• [Input material]:

(begin)

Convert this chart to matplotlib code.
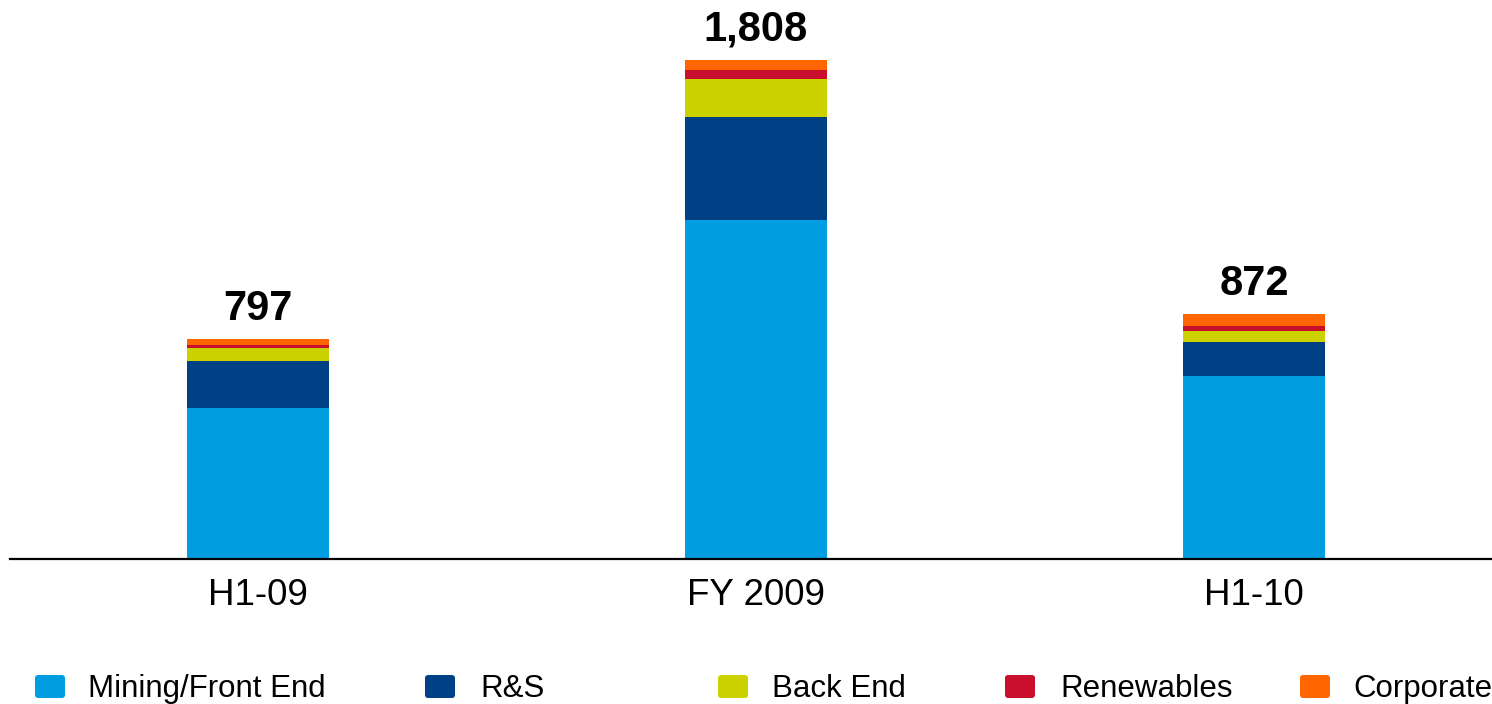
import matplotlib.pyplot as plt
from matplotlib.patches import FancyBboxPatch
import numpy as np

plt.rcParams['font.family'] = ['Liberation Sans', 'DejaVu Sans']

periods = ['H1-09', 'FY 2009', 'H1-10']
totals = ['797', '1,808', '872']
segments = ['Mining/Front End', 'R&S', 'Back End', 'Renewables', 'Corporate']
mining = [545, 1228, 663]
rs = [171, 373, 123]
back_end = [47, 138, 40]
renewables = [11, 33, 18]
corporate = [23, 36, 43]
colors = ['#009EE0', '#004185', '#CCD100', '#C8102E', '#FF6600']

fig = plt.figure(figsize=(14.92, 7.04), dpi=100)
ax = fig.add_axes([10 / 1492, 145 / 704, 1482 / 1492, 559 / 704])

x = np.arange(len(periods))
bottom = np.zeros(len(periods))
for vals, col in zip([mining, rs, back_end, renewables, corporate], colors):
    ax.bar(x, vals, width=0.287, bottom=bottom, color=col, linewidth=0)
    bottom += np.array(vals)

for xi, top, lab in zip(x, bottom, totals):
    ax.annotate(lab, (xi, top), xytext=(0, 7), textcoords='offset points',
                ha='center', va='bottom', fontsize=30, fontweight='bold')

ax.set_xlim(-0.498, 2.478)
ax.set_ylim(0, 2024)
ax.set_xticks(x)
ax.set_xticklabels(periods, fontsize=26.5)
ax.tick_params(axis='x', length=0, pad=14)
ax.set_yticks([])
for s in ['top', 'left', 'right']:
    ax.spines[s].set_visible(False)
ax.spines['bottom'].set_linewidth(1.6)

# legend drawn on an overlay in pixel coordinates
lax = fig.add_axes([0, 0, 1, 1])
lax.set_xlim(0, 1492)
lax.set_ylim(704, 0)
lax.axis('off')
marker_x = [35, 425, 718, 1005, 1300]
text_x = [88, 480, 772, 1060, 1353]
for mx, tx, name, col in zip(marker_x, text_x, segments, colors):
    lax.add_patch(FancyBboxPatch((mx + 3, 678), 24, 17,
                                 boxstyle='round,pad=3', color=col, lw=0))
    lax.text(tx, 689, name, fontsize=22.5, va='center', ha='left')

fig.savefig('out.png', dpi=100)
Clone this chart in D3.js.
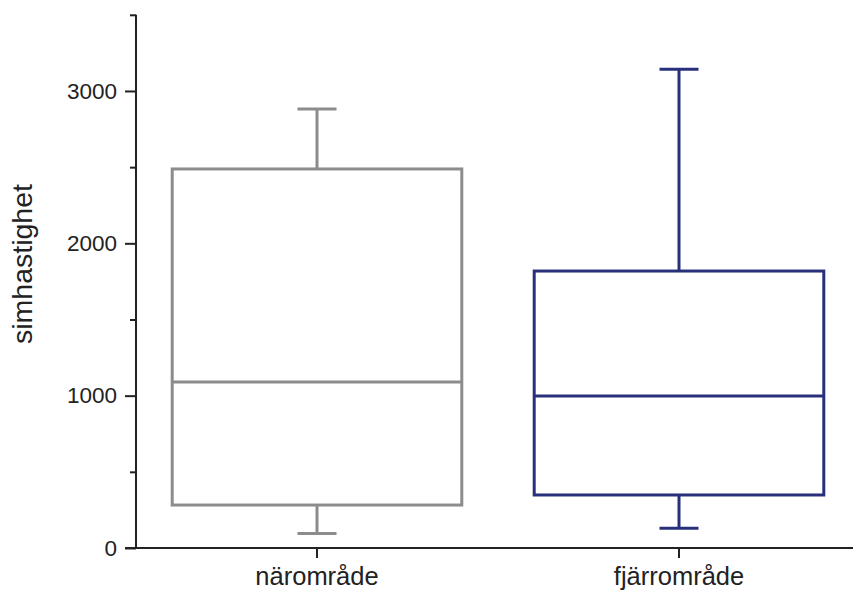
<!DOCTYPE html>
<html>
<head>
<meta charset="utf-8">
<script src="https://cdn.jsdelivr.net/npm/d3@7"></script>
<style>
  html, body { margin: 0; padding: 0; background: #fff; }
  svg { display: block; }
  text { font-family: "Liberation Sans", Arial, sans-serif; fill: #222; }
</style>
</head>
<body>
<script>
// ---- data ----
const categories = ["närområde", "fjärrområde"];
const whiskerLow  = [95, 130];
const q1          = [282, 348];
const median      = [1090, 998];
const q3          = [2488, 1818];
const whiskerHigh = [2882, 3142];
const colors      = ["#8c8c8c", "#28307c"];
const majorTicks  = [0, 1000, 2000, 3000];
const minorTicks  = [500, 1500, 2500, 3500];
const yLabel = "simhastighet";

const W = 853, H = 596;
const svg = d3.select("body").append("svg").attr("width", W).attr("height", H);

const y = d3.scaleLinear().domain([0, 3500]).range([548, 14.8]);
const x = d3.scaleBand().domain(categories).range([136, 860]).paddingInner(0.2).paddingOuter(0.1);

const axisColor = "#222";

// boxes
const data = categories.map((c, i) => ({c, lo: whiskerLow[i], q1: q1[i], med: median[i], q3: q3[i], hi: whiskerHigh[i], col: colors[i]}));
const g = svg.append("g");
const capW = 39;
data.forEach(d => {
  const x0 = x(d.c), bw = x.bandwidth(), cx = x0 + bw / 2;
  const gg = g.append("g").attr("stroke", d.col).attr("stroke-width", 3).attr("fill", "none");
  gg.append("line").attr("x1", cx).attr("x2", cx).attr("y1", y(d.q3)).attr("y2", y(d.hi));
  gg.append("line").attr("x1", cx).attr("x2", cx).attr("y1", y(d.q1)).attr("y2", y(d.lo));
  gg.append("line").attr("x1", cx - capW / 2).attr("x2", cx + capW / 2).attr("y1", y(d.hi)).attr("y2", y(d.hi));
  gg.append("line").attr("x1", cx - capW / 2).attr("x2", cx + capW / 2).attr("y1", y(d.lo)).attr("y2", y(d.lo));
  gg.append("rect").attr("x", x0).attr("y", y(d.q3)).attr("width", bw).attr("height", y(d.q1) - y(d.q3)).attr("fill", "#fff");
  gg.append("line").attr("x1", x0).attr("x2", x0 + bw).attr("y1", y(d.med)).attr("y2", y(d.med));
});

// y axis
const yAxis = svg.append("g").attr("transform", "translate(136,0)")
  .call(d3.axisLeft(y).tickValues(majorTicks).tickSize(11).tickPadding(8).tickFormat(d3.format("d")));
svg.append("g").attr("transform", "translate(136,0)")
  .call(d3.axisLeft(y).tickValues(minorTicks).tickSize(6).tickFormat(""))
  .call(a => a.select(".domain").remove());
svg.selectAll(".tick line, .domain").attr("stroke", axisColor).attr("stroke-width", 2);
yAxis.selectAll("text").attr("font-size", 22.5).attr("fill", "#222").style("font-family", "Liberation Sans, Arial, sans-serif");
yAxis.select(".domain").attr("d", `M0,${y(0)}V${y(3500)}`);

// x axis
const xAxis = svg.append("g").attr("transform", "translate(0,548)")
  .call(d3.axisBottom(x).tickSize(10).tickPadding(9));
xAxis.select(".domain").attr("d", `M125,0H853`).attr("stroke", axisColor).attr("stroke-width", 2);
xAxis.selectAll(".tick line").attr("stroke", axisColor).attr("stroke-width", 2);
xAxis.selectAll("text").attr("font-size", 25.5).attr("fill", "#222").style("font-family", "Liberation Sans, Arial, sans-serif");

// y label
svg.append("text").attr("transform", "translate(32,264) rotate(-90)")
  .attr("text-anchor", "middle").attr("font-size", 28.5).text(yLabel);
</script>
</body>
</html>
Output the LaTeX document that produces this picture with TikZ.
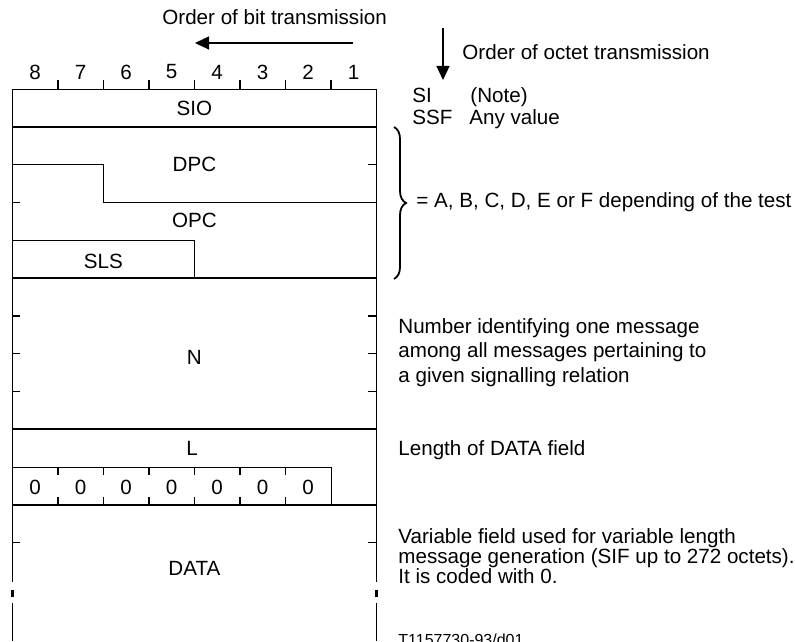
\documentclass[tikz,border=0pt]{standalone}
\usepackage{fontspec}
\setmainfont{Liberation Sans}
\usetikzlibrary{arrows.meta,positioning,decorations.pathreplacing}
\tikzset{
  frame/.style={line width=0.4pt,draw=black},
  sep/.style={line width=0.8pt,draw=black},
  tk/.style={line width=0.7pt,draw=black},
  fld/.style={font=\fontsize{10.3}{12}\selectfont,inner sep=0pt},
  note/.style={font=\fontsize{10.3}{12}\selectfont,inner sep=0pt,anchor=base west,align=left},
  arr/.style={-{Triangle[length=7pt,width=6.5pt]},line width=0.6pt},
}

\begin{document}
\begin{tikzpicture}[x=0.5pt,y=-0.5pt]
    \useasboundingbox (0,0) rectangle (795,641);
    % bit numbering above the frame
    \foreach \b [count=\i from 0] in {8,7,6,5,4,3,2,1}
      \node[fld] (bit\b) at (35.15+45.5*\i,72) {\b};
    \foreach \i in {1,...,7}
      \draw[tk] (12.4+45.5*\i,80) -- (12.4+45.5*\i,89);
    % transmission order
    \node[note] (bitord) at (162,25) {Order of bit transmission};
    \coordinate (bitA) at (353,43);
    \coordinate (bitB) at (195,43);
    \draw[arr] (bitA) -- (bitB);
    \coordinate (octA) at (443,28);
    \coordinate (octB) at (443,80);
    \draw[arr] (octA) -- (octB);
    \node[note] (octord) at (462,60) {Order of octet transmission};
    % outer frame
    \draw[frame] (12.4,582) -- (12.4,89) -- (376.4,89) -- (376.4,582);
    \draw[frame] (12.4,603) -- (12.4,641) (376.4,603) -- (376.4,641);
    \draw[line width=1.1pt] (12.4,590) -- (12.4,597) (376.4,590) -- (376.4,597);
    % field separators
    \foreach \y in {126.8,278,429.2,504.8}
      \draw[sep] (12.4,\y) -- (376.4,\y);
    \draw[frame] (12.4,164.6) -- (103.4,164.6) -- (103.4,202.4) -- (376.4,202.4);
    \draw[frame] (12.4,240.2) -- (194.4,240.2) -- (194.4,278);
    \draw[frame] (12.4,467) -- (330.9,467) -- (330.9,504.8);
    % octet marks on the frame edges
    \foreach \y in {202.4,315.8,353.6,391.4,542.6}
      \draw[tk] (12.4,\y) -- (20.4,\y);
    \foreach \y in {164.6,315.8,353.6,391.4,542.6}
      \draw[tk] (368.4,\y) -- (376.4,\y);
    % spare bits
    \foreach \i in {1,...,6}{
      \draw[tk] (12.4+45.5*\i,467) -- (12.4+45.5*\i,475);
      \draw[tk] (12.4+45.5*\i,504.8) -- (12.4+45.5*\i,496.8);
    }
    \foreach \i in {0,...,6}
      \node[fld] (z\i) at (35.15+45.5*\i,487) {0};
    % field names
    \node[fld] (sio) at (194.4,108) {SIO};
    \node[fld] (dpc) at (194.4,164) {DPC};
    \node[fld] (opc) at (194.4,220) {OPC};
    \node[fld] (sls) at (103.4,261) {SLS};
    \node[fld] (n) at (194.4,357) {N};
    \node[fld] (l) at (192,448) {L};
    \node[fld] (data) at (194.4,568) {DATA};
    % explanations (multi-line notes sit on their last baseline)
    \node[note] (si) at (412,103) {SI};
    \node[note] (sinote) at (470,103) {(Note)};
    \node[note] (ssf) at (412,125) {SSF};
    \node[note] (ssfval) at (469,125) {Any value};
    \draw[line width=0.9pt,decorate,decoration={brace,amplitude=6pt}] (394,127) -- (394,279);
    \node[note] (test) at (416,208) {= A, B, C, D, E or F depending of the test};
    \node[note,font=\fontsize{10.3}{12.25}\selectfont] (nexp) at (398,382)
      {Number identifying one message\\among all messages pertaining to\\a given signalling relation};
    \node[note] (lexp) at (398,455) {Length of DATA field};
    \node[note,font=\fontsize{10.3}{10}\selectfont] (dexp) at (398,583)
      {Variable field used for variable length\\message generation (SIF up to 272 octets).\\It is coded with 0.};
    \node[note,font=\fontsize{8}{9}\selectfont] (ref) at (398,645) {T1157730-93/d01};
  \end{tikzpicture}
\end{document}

(end)

• [Problem to solve]:
Reproduce the material above from its first line through the line containing "lax.text(tx, 689, name, fontsize=22.5, va='center', ha='left')", both ends included, and skip every picture.

• [Final result]:
Convert this chart to matplotlib code.
import matplotlib.pyplot as plt
from matplotlib.patches import FancyBboxPatch
import numpy as np

plt.rcParams['font.family'] = ['Liberation Sans', 'DejaVu Sans']

periods = ['H1-09', 'FY 2009', 'H1-10']
totals = ['797', '1,808', '872']
segments = ['Mining/Front End', 'R&S', 'Back End', 'Renewables', 'Corporate']
mining = [545, 1228, 663]
rs = [171, 373, 123]
back_end = [47, 138, 40]
renewables = [11, 33, 18]
corporate = [23, 36, 43]
colors = ['#009EE0', '#004185', '#CCD100', '#C8102E', '#FF6600']

fig = plt.figure(figsize=(14.92, 7.04), dpi=100)
ax = fig.add_axes([10 / 1492, 145 / 704, 1482 / 1492, 559 / 704])

x = np.arange(len(periods))
bottom = np.zeros(len(periods))
for vals, col in zip([mining, rs, back_end, renewables, corporate], colors):
    ax.bar(x, vals, width=0.287, bottom=bottom, color=col, linewidth=0)
    bottom += np.array(vals)

for xi, top, lab in zip(x, bottom, totals):
    ax.annotate(lab, (xi, top), xytext=(0, 7), textcoords='offset points',
                ha='center', va='bottom', fontsize=30, fontweight='bold')

ax.set_xlim(-0.498, 2.478)
ax.set_ylim(0, 2024)
ax.set_xticks(x)
ax.set_xticklabels(periods, fontsize=26.5)
ax.tick_params(axis='x', length=0, pad=14)
ax.set_yticks([])
for s in ['top', 'left', 'right']:
    ax.spines[s].set_visible(False)
ax.spines['bottom'].set_linewidth(1.6)

# legend drawn on an overlay in pixel coordinates
lax = fig.add_axes([0, 0, 1, 1])
lax.set_xlim(0, 1492)
lax.set_ylim(704, 0)
lax.axis('off')
marker_x = [35, 425, 718, 1005, 1300]
text_x = [88, 480, 772, 1060, 1353]
for mx, tx, name, col in zip(marker_x, text_x, segments, colors):
    lax.add_patch(FancyBboxPatch((mx + 3, 678), 24, 17,
                                 boxstyle='round,pad=3', color=col, lw=0))
    lax.text(tx, 689, name, fontsize=22.5, va='center', ha='left')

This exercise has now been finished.